Credit Card Fraud Detection – IT and Computer Engineering Guide
1. Project Overview
Objective: Detect fraudulent credit card transactions using
anomaly detection methods.
Scope: Develop a machine learning model to identify anomalies in transaction
data, distinguishing between legitimate and fraudulent activities.
2. Prerequisites
Knowledge: Basics of Python programming, anomaly detection
techniques, and machine learning.
Tools: Python, Scikit-learn, Pandas, NumPy, Matplotlib, and Seaborn.
Dataset: Credit card transaction dataset, such as the Kaggle Credit Card Fraud
Detection dataset.
3. Project Workflow
- Dataset Preparation: Obtain a labeled dataset containing features and fraud indicators.
- Data Preprocessing: Handle missing values, normalize numerical features, and encode categorical features.
- Exploratory Data Analysis (EDA): Understand the distribution of fraud and legitimate transactions.
- Model Development: Use anomaly detection techniques like Isolation Forest, One-Class SVM, or Autoencoders.
- Model Evaluation: Assess performance using metrics like precision, recall, F1-score, and ROC-AUC.
- Deployment: Deploy the model as a monitoring system to detect fraud in real-time.
4. Technical Implementation
Step 1: Import Libraries
import pandas as pd
import numpy as np
from sklearn.ensemble import IsolationForest
from sklearn.metrics import classification_report, roc_auc_score
import matplotlib.pyplot as plt
import seaborn as sns
Step 2: Load and Preprocess the Dataset
# Load dataset
data = pd.read_csv('creditcard.csv')
# Normalize numerical features
from sklearn.preprocessing import StandardScaler
data['Amount'] =
StandardScaler().fit_transform(data['Amount'].values.reshape(-1, 1))

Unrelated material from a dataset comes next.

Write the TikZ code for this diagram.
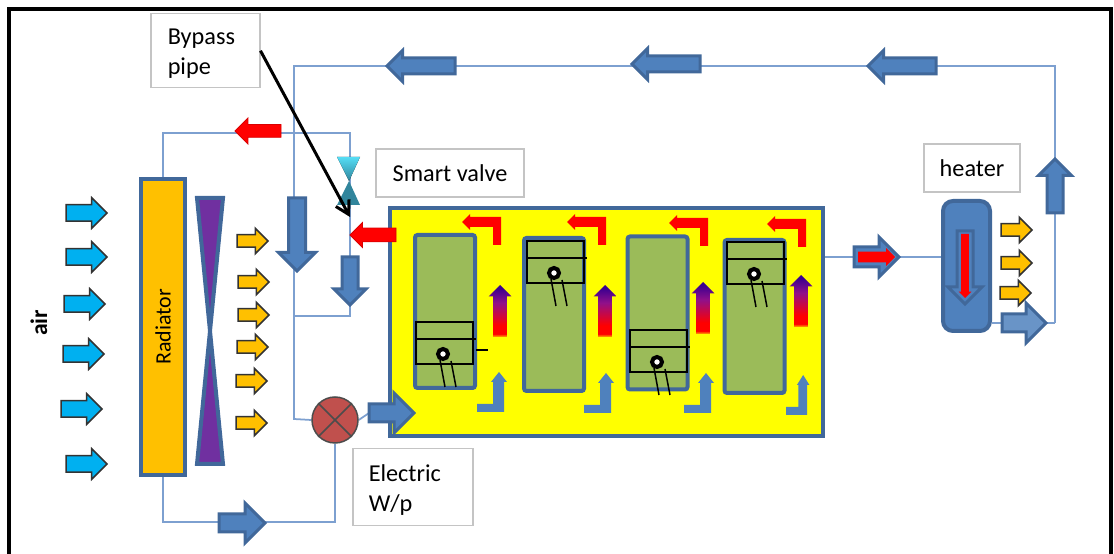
\documentclass[tikz,border=0pt]{standalone}
\usepackage{fontspec}
\setmainfont{Carlito}
\usetikzlibrary{arrows.meta,positioning,calc,backgrounds,shapes.arrows}
\definecolor{pipeline}{HTML}{7DA0D0}
\definecolor{edgeblue}{HTML}{41689A}
\definecolor{flowblue}{HTML}{4F81BD}
\definecolor{amber}{HTML}{FFC000}
\definecolor{skyblue}{HTML}{00B0F0}
\definecolor{cylgreen}{HTML}{9BBB59}
\definecolor{fanpurple}{HTML}{7030A0}
\definecolor{pumpred}{HTML}{C0504D}
\definecolor{valveteal}{HTML}{31859C}
\definecolor{valvecyan}{HTML}{55DDF5}
\definecolor{labelgray}{HTML}{C4C4C4}
\definecolor{blockyellow}{HTML}{FFFF00}
\definecolor{hotred}{HTML}{FF0000}
\definecolor{hotorange}{HTML}{FF8000}
\definecolor{hotpurple}{HTML}{90108A}
\definecolor{hotindigo}{HTML}{3A0090}
\pgfdeclareverticalshading{heatflow}{100bp}{color(0bp)=(hotorange); color(26bp)=(hotorange); color(28bp)=(hotred);
  color(36bp)=(hotred); color(58bp)=(hotpurple); color(72bp)=(hotindigo); color(100bp)=(hotindigo)}

\begin{document}
\begin{tikzpicture}[
  x=.2mm,y=-.2mm,
  >=Stealth,
  font=\fontsize{12.5}{17}\selectfont,
  flow/.style n args={3}{single arrow,anchor=tip,outer sep=0pt,inner sep=#2*.1mm,
    minimum height=#1*.2mm,single arrow head extend=(#3-#2)*.1mm,single arrow head indent=0pt},
  pipe/.style={draw=pipeline,line width=.35mm},
  bluearrow/.style={draw=edgeblue,fill=flowblue,line width=.6mm},
  redarrow/.style={draw=hotred!85!black,fill=hotred,line width=.15mm},
  airarrow/.style={draw=black!80,fill=skyblue,line width=.3mm,flow={41}{15}{29}},
  warmarrow/.style={draw=black!80,fill=amber,line width=.3mm,flow={31}{11}{24}},
  heatarrow/.style={draw=none,shade,shading=heatflow,shape border rotate=90,flow={52}{13}{22}},
  labelbox/.style={draw=labelgray,fill=white,line width=.3mm,align=left,inner sep=0pt,
    font=\fontsize{13.8}{17}\selectfont},
  cylbox/.style={draw=edgeblue,fill=cylgreen,line width=.8mm,rounded corners=.5mm,
    minimum width=12mm,minimum height=30.6mm},
  redbent/.pic={
    \fill[hotred] (0,0) -- (8,-8) -- (8,-5) -- (39,-5) -- (39,23) -- (31,23)
      -- (31,5) -- (8,5) -- (8,8) -- cycle;},
  bluebent/.pic={
    \fill[flowblue] (0,0) -- (0,-8) -- (16,-8) -- (16,-30) -- (14,-30) -- (22,-40)
      -- (30,-30) -- (27,-30) -- (27,0) -- cycle;},
  piston/.pic={
    \draw[line width=.3mm] (-27,-32) rectangle (30,10);
    \draw[line width=.3mm] (-27,-15) -- (33,-15);
    \draw[line width=.3mm] (-3,6) -- (2,33);
    \draw[line width=.3mm] (8,7) -- (13,33);
    \draw[line width=.8mm,fill=white] (0,0) circle (5);}
]
\useasboundingbox (0,0) rectangle (1114,554);

% outer frame, open at the bottom
\draw[line width=.7mm] (9,554) -- (9,9) -- (1111,9) -- (1111,554);

% radiator and fan
\node[draw=edgeblue,fill=amber,line width=.8mm,minimum width=8.8mm,minimum height=59.2mm] (radiator) at (163,327) {};
\node[rotate=90] (radlabel) at (radiator.center) {Radiator};
\draw[draw=edgeblue,fill=fanpurple,line width=.8mm,line join=miter]
  (197,198) -- (223,198) -- (197,464) -- (223,464) -- cycle;
\node[rotate=90,font=\fontsize{13.5}{15}\selectfont\bfseries] (airlabel) at (39,323) {air};

% air in
\node[airarrow] (air1) at (107,213) {};
\node[airarrow] (air2) at (107,257) {};
\node[airarrow] (air3) at (105,304) {};
\node[airarrow] (air4) at (104,354) {};
\node[airarrow] (air5) at (102,409) {};
\node[airarrow] (air6) at (107,464) {};

% air out
\node[warmarrow] (warm1) at (268,241) {};
\node[warmarrow] (warm2) at (269,282) {};
\node[warmarrow] (warm3) at (269,315) {};
\node[warmarrow] (warm4) at (268,347) {};
\node[warmarrow] (warm5) at (267,381) {};
\node[warmarrow] (warm6) at (267,423) {};

% engine block
\node[draw=edgeblue,fill=blockyellow,line width=.8mm,minimum width=86.6mm,minimum height=45.6mm] (block) at (606.5,322) {};
\node[cylbox] (cyl1) at (445,311.5) {};
\node[cylbox] (cyl2) at (554,314.5) {};
\node[cylbox] (cyl3) at (657.5,313) {};
\node[cylbox] (cyl4) at (754.5,316.5) {};
\pic at (443,354) {piston};
\pic at (554,273) {piston};
\pic at (657,362) {piston};
\pic at (754,274) {piston};
\coordinate (tickA) at (476,350);
\coordinate (tickB) at (488,350);
\draw[line width=.3mm] (tickA) -- (tickB);

\pic at (462,222) {redbent};
\pic at (567,222) {redbent};
\pic at (669,223) {redbent};
\pic at (767,224) {redbent};

\node[heatarrow] (heat1) at (500,285) {};
\node[heatarrow] (heat2) at (605,285) {};
\node[heatarrow] (heat3) at (703,282) {};
\node[heatarrow] (heat4) at (801,275) {};

\pic at (477,412) {bluebent};
\pic at (584,413) {bluebent};
\pic at (684,413) {bluebent};
\pic[xscale=.78] at (786,415) {bluebent};

% pump
\node[circle,draw=black!70,fill=pumpred,line width=.3mm,minimum size=9.2mm,inner sep=0pt] (pump) at (335,420) {};
\draw[black!70,line width=.3mm] (pump.north west) -- (pump.south east);
\draw[black!70,line width=.3mm] (pump.north east) -- (pump.south west);

% heater
\node[draw=edgeblue,fill=flowblue,line width=.8mm,rounded corners=2mm,minimum width=9.4mm,minimum height=26mm] (heater) at (966.5,266) {};
\node[bluearrow,shape border rotate=270,flow={73}{13}{31}] (heaterflow) at (965,304) {};
\node[fill=hotred,shape border rotate=270,flow={64}{7}{12}] (heaterred) at (965,298) {};
\node[warmarrow] (warm7) at (1032,230) {};
\node[warmarrow] (warm8) at (1032,263) {};
\node[warmarrow] (warm9) at (1031,293) {};

% flow arrows on the pipes
\node[bluearrow,shape border rotate=180,flow={68}{13}{28}] (back1) at (387,66) {};
\node[bluearrow,shape border rotate=180,flow={68}{13}{28}] (back2) at (632,64) {};
\node[bluearrow,shape border rotate=180,flow={68}{13}{28}] (back3) at (868,66) {};
\node[bluearrow,shape border rotate=270,flow={73}{14}{34}] (down1) at (297,271) {};
\node[bluearrow,shape border rotate=270,flow={48}{13}{29}] (down2) at (350,305) {};
\node[bluearrow,shape border rotate=90,flow={54}{13}{30}] (up1) at (1055,159) {};
\node[bluearrow,flow={46}{15}{37}] (bottomflow) at (265,523) {};
\node[bluearrow,flow={45}{15}{37}] (intake) at (414,413) {};
\node[bluearrow,flow={45}{17}{37}] (boxflow) at (899,257) {};
\node[fill=hotred,flow={37}{10}{17}] (boxred) at (895,257) {};
\node[bluearrow,fill=flowblue!85!white,flow={44}{15}{37}] (outflow) at (1046,323) {};
\node[redarrow,shape border rotate=180,flow={46}{12}{25}] (redtop) at (235,131) {};
\node[redarrow,shape border rotate=180,flow={46}{13}{24}] (redvalve) at (350,235) {};

% smart valve
\coordinate (valvetop) at (350,133);
\coordinate (valvein) at (350,217);
\coordinate (branch) at (350,316);
\fill[top color=valvecyan,bottom color=valveteal] (337,157) -- (360,157) -- (349,181) -- cycle;
\fill[valveteal] (349,181) -- (360,205) -- (337,205) -- cycle;

% labels
\node[labelbox,text width=15mm,minimum height=14.8mm,inner xsep=3.4mm,anchor=north west] (bypass) at (150,13) {\rule{0pt}{12.4pt}Bypass\\pipe};
\node[labelbox,minimum width=29.6mm,minimum height=9.6mm] (smartlabel) at (450,173) {Smart valve};
\node[labelbox,minimum width=19.2mm,minimum height=9.6mm] (heatlabel) at (972,168) {heater};
\node[labelbox,text width=17.6mm,minimum height=15.4mm,inner xsep=3.2mm,anchor=north west] (wplabel) at (352,448) {\rule{0pt}{13pt}Electric\\W/p};

\draw[-{Straight Barb[length=2.6mm,width=3mm]},line width=.6mm] (bypass.east) -- (valvein);

% pipework
\coordinate (topL) at (294,66);
\coordinate (topR) at (1055,66);
\coordinate (outR) at (1055,323);
\coordinate (sideL) at (294,419);
\coordinate (sideM) at (294,316);
\coordinate (pumpB) at (335,522);
\coordinate (boxout) at (block.east |- boxflow);
\begin{scope}[on background layer]
  \draw[pipe] (outR) -- (topR) -- (topL) -- (sideL) -- (pump.west);
  \draw[pipe] (radiator.north) |- (valvetop) -- (branch) -- (sideM);
  \draw[pipe] (radiator.south) |- (pumpB) -- (pump.south);
  \draw[pipe] (pump.east) -- (intake.tail);
  \draw[pipe] (boxout) -- (heater.west |- boxout);
  \draw[pipe] (heater.east |- outR) -- (outR);
\end{scope}

\end{tikzpicture}
\end{document}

# Split features and labels
X = data.drop(columns=['Class'])
y = data['Class']
Step 3: Apply Isolation Forest
# Initialize and fit the Isolation Forest model
isolation_forest = IsolationForest(contamination=0.01, random_state=42)
y_pred = isolation_forest.fit_predict(X)
# Map predictions to binary values
y_pred_binary = [1 if pred == -1 else 0 for pred in y_pred]
Step 4: Evaluate the Model
# Evaluate using metrics
print(classification_report(y, y_pred_binary))
roc_auc = roc_auc_score(y, y_pred_binary)
print(f"ROC-AUC Score: {roc_auc}")
5. Results and Insights
Examine the performance of the model, focusing on its ability to correctly identify fraudulent transactions while minimizing false positives.
6. Challenges and Mitigation
Class Imbalance: Use techniques like SMOTE or under-sampling
to balance the dataset.
Overfitting: Validate the model on unseen data to ensure generalization.
7. Future Enhancements
Incorporate additional features such as geolocation or
transaction patterns.
Experiment with advanced techniques like neural network-based Autoencoders for
unsupervised anomaly detection.
8. Conclusion
The Credit Card Fraud Detection project highlights the effectiveness of anomaly detection methods in identifying fraudulent transactions, offering a robust solution for financial security.